Starting at the first line of the listing below, repeat each line up to and including the one containing "4.33, 4.27, 4.3]". Leave out pictures.

:::

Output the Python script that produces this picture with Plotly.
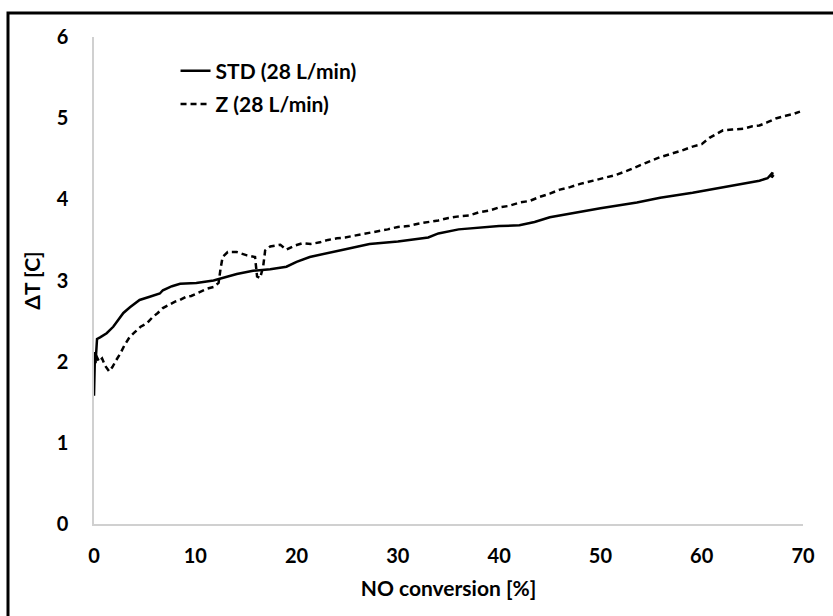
import plotly.graph_objects as go

# STD (28 L/min) - solid
std_x = [0.0, 0.03, 0.06, 0.1, 0.15, 0.2, 0.3, 0.6, 1.25, 1.9, 2.4, 2.9, 3.55, 4.5, 5.5, 6.5, 6.8, 7.7, 8.5,
         10.1, 11.8, 12.7, 14.1, 15.7, 17.4, 19.0, 20.0, 21.3, 22.3, 24.6, 27.2, 30.0, 33.0, 34.0, 36.0,
         40.0, 42.0, 43.5, 45.0, 48.0, 50.0, 53.6, 55.9, 59.1, 62.5, 65.7, 66.5, 66.8, 67.0, 66.9, 67.1]
std_y = [1.58, 1.85, 2.05, 2.12, 1.98, 2.1, 2.28, 2.3, 2.35, 2.43, 2.52, 2.6, 2.67, 2.76, 2.8, 2.84, 2.88, 2.93, 2.96,
         2.97, 3.0, 3.03, 3.08, 3.12, 3.14, 3.17, 3.23, 3.29, 3.32, 3.38, 3.45, 3.48, 3.53, 3.58, 3.63,
         3.67, 3.68, 3.72, 3.78, 3.85, 3.89, 3.96, 4.02, 4.08, 4.16, 4.23, 4.26, 4.3, 4.33, 4.27, 4.3]

# Z (28 L/min) - dashed
z_x = [0.2, 0.5, 0.8, 1.1, 1.5, 1.8, 2.2, 2.6, 3.0, 3.5, 4.0, 4.6, 5.2, 5.8, 6.3, 6.8, 7.4, 8.0, 8.5, 9.1, 9.6,
       10.1, 10.7, 11.2, 11.8, 12.3, 12.5, 12.7, 13.2, 14.1, 15.1, 15.9, 16.1, 16.4, 16.7, 16.9, 17.4,
       18.4, 19.0, 19.8, 20.6, 21.4, 22.3, 23.1, 24.0, 24.8, 25.6, 26.9, 28.0, 29.0, 30.0, 31.0, 32.0,
       33.0, 34.0, 35.0, 36.0, 37.0, 38.0, 39.0, 40.0, 41.0, 42.0, 43.0, 44.0, 45.0, 46.0, 47.0, 48.0,
       49.3, 50.5, 51.5, 52.6, 53.5, 54.5, 55.9, 57.0, 58.0, 59.1, 60.0, 60.8, 61.5, 62.1, 63.0, 64.1,
       65.0, 65.7, 66.5, 67.4, 68.3, 69.0, 69.7]
z_y = [2.08, 2.0, 2.04, 1.95, 1.88, 1.93, 2.02, 2.1, 2.2, 2.3, 2.36, 2.43, 2.47, 2.55, 2.6, 2.66, 2.7, 2.74, 2.76,
       2.8, 2.81, 2.84, 2.88, 2.9, 2.92, 2.97, 3.15, 3.29, 3.35, 3.35, 3.31, 3.29, 3.05, 3.03, 3.17, 3.37, 3.42,
       3.44, 3.38, 3.43, 3.46, 3.45, 3.47, 3.5, 3.52, 3.53, 3.55, 3.58, 3.6, 3.63, 3.66, 3.67, 3.7,
       3.72, 3.74, 3.77, 3.79, 3.8, 3.84, 3.86, 3.9, 3.92, 3.96, 3.98, 4.03, 4.07, 4.12, 4.15, 4.19,
       4.23, 4.27, 4.3, 4.35, 4.4, 4.45, 4.52, 4.56, 4.6, 4.65, 4.68, 4.76, 4.81, 4.85, 4.86, 4.87,
       4.9, 4.91, 4.95, 5.0, 5.03, 5.05, 5.08]

x_ticks = [0, 10, 20, 30, 40, 50, 60, 70]
y_ticks = [0, 1, 2, 3, 4, 5, 6]

FONT = "Lato"

fig = go.Figure()
fig.add_trace(go.Scatter(x=std_x, y=std_y, mode="lines", name="<b>STD (28 L/min)</b>", legendgroup="a",
                         line=dict(color="black", width=2.5)))
fig.add_trace(go.Scatter(x=z_x, y=z_y, mode="lines", name="<b>Z (28 L/min)</b>", legendgroup="b",
                         line=dict(color="black", width=2.5, dash="6px,4px")))

fig.update_layout(
    width=833, height=616,
    margin=dict(l=94, r=30, t=37, b=92),
    paper_bgcolor="white", plot_bgcolor="white",
    font=dict(family=FONT, size=20, color="black"),
    showlegend=True,
    legend=dict(x=0.115, y=0.972, xanchor="left", yanchor="top",
                bgcolor="rgba(0,0,0,0)", font=dict(family=FONT, size=21, color="black"),
                tracegroupgap=3),
    xaxis=dict(range=[0, 70], tickvals=x_ticks, showgrid=False, zeroline=False,
               showline=True, linecolor="#d0d0d0", linewidth=1.5, ticks="",
               tickfont=dict(family=FONT, size=20, weight="bold"), ticklabelstandoff=13,
               title=dict(text="<b>NO conversion [%]</b>", font=dict(family=FONT, size=21), standoff=16)),
    yaxis=dict(range=[0, 6], tickvals=y_ticks, showgrid=False, zeroline=False,
               showline=True, linecolor="#d0d0d0", linewidth=1.5, ticks="",
               tickfont=dict(family=FONT, size=20, weight="bold"), ticklabelstandoff=20,
               title=dict(text="<b>ΔT [C]</b>", font=dict(family=FONT, size=21), standoff=10)),
    shapes=[dict(type="rect", xref="paper", yref="paper",
                 x0=(8 - 94) / 709, x1=(900 - 94) / 709,
                 y0=(524 - 660) / 487, y1=(524 - 13) / 487,
                 line=dict(color="black", width=3), fillcolor="rgba(0,0,0,0)", layer="above")],
)

fig.write_html("out.html")
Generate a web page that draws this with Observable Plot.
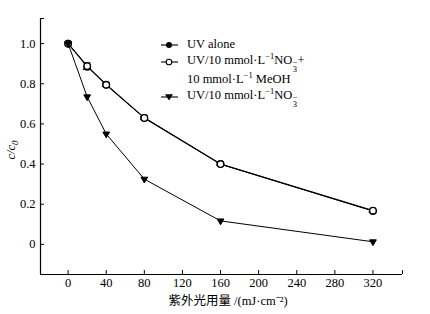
<!DOCTYPE html>
<html><head><meta charset="utf-8">
<script src="https://cdn.jsdelivr.net/npm/d3@7"></script>
<script src="https://cdn.jsdelivr.net/npm/@observablehq/plot@0.6"></script>
<style>
body{margin:0;background:#fff}
#wrap{position:relative;width:430px;height:314px;font-family:"Liberation Serif","Times New Roman",serif;color:#000}
#legend{position:absolute;left:160px;top:36px;font-size:12.5px;line-height:17.5px;white-space:nowrap}
#legend .row{display:flex;align-items:center;height:17.5px}
#legend svg{margin-right:8px;flex:none}
#legend .indent{padding-left:27px}
.st{display:inline-flex;flex-direction:column;font-size:0.68em;line-height:0.75em;vertical-align:-1px;text-align:left;margin-left:0.5px}
sup{font-size:0.68em;line-height:0;vertical-align:0.55em}
</style></head><body>
<div id="wrap"><div id="chart"></div><div id="legend"></div></div>
<script>
const dose = [0, 20, 40, 80, 160, 320];
const uvAlone = [1.0, 0.885, 0.795, 0.63, 0.40, 0.166];
const uvNitrateMeOH = [1.0, 0.888, 0.795, 0.63, 0.40, 0.168];
const meohErr = [0, 0.016, 0.008, 0.006, 0.006, 0.006];
const uvNitrate = [1.0, 0.735, 0.55, 0.325, 0.117, 0.013];
const xTicks = [0, 40, 80, 120, 160, 200, 240, 280, 320];
const yTicks = [0, 0.2, 0.4, 0.6, 0.8, 1.0];
const xDomain = [-29, 351];
const yDomain = [-0.15, 1.125];
const xTitle = "紫外光用量 /(mJ·cm⁻²)";

const rows = (ys, err) => dose.map((x, i) => ({x, y: ys[i], e: err ? err[i] : 0}));
const dAlone = rows(uvAlone);
const dMeOH = rows(uvNitrateMeOH, meohErr);
const dNit = rows(uvNitrate);

const font = "Liberation Serif";
const chart = Plot.plot({
  width: 430, height: 314,
  marginLeft: 40, marginRight: 28, marginTop: 18, marginBottom: 40,
  style: {fontFamily: "'Liberation Serif', serif", background: "#fff", color: "#000"},
  x: {domain: xDomain},
  y: {domain: yDomain},
  marks: [
    Plot.ruleX([xDomain[0]], {y1: yDomain[0], y2: yDomain[1], stroke: "#000", strokeWidth: 1.2}),
    Plot.ruleY([yDomain[0]], {x1: xDomain[0], x2: xDomain[1], stroke: "#000", strokeWidth: 1.2}),
    Plot.axisY({ticks: [...yTicks, yDomain[1]], tickSize: -4, tickPadding: 9, fontSize: 12.5, fontFamily: font,
      tickFormat: d => yTicks.includes(d) ? (d === 0 ? "0" : d.toFixed(1)) : "", label: null}),
    Plot.axisX({ticks: [...xTicks, xDomain[1]], tickSize: -4, tickPadding: 8, fontSize: 12.5, fontFamily: font,
      tickFormat: d => xTicks.includes(d) ? String(d) : "", label: null}),
    // UV alone
    Plot.line(dAlone, {x: "x", y: "y", stroke: "#000", strokeWidth: 1}),
    Plot.dot(dAlone, {x: "x", y: "y", r: 3.2, fill: "#000", stroke: "#000"}),
    // UV/NO3 + MeOH
    Plot.line(dMeOH, {x: "x", y: "y", stroke: "#000", strokeWidth: 1.2}),
    Plot.ruleX(dMeOH.filter(d => d.e > 0), {x: "x", y1: d => d.y - d.e, y2: d => d.y + d.e, stroke: "#000", strokeWidth: 1}),
    Plot.ruleY(dMeOH.filter(d => d.e > 0), {y: d => d.y - d.e, x1: d => d.x - 4, x2: d => d.x + 4, stroke: "#000", strokeWidth: 1.2}),
    Plot.ruleY(dMeOH.filter(d => d.e > 0), {y: d => d.y + d.e, x1: d => d.x - 4, x2: d => d.x + 4, stroke: "#000", strokeWidth: 1.2}),
    Plot.dot(dMeOH, {x: "x", y: "y", r: 3.2, fill: "#fff", stroke: "#000", strokeWidth: 1.2}),
    // UV/NO3
    Plot.line(dNit, {x: "x", y: "y", stroke: "#000", strokeWidth: 1}),
    Plot.dot(dNit, {x: "x", y: "y", symbol: "triangle", rotate: 180, r: 2.5, fill: "#000", stroke: "#000", strokeWidth: 1})
  ]
});
document.getElementById("chart").append(chart);

const svg = d3.select(chart);
svg.append("text")
  .attr("x", 228).attr("y", 302).attr("text-anchor", "middle").attr("dominant-baseline", "middle")
  .attr("font-family", "'Liberation Serif', 'Noto Sans CJK SC'").attr("font-size", 12.5).attr("fill", "#000")
  .text(xTitle);
const yl = svg.append("text")
  .attr("transform", "translate(15,150) rotate(-90)").attr("text-anchor", "middle")
  .attr("font-family", font).attr("font-size", 12.5).attr("font-style", "italic").attr("fill", "#000");
yl.append("tspan").text("c/c");
yl.append("tspan").attr("dy", 3).attr("font-size", 9).text("0");

// legend
const mk = (kind) => {
  let m = "";
  if (kind === "filled") m = '<circle cx="9" cy="5" r="3" fill="#000"/>';
  if (kind === "open") m = '<circle cx="9" cy="5" r="2.8" fill="#fff" stroke="#000" stroke-width="1.1"/>';
  if (kind === "tri") m = '<path d="M5,2.2 L13,2.2 L9,8.5 Z" fill="#000"/>';
  return `<svg width="19" height="10"><line x1="1" x2="18" y1="5" y2="5" stroke="#000" stroke-width="1.1"/>${m}</svg>`;
};
const no3 = 'NO<span class="st"><span>−</span><span>3</span></span>';
document.getElementById("legend").innerHTML =
  `<div class="row">${mk("filled")}<span>UV alone</span></div>` +
  `<div class="row">${mk("open")}<span>UV/10 mmol·L<sup>−1</sup>${no3}+</span></div>` +
  `<div class="row indent"><span>10 mmol·L<sup>−1</sup> MeOH</span></div>` +
  `<div class="row">${mk("tri")}<span>UV/10 mmol·L<sup>−1</sup>${no3}</span></div>`;
</script>
</body></html>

:::

## Solution to the exercise
Output the Python script that produces this picture with Plotly.
import plotly.graph_objects as go

# STD (28 L/min) - solid
std_x = [0.0, 0.03, 0.06, 0.1, 0.15, 0.2, 0.3, 0.6, 1.25, 1.9, 2.4, 2.9, 3.55, 4.5, 5.5, 6.5, 6.8, 7.7, 8.5,
         10.1, 11.8, 12.7, 14.1, 15.7, 17.4, 19.0, 20.0, 21.3, 22.3, 24.6, 27.2, 30.0, 33.0, 34.0, 36.0,
         40.0, 42.0, 43.5, 45.0, 48.0, 50.0, 53.6, 55.9, 59.1, 62.5, 65.7, 66.5, 66.8, 67.0, 66.9, 67.1]
std_y = [1.58, 1.85, 2.05, 2.12, 1.98, 2.1, 2.28, 2.3, 2.35, 2.43, 2.52, 2.6, 2.67, 2.76, 2.8, 2.84, 2.88, 2.93, 2.96,
         2.97, 3.0, 3.03, 3.08, 3.12, 3.14, 3.17, 3.23, 3.29, 3.32, 3.38, 3.45, 3.48, 3.53, 3.58, 3.63,
         3.67, 3.68, 3.72, 3.78, 3.85, 3.89, 3.96, 4.02, 4.08, 4.16, 4.23, 4.26, 4.3, 4.33, 4.27, 4.3]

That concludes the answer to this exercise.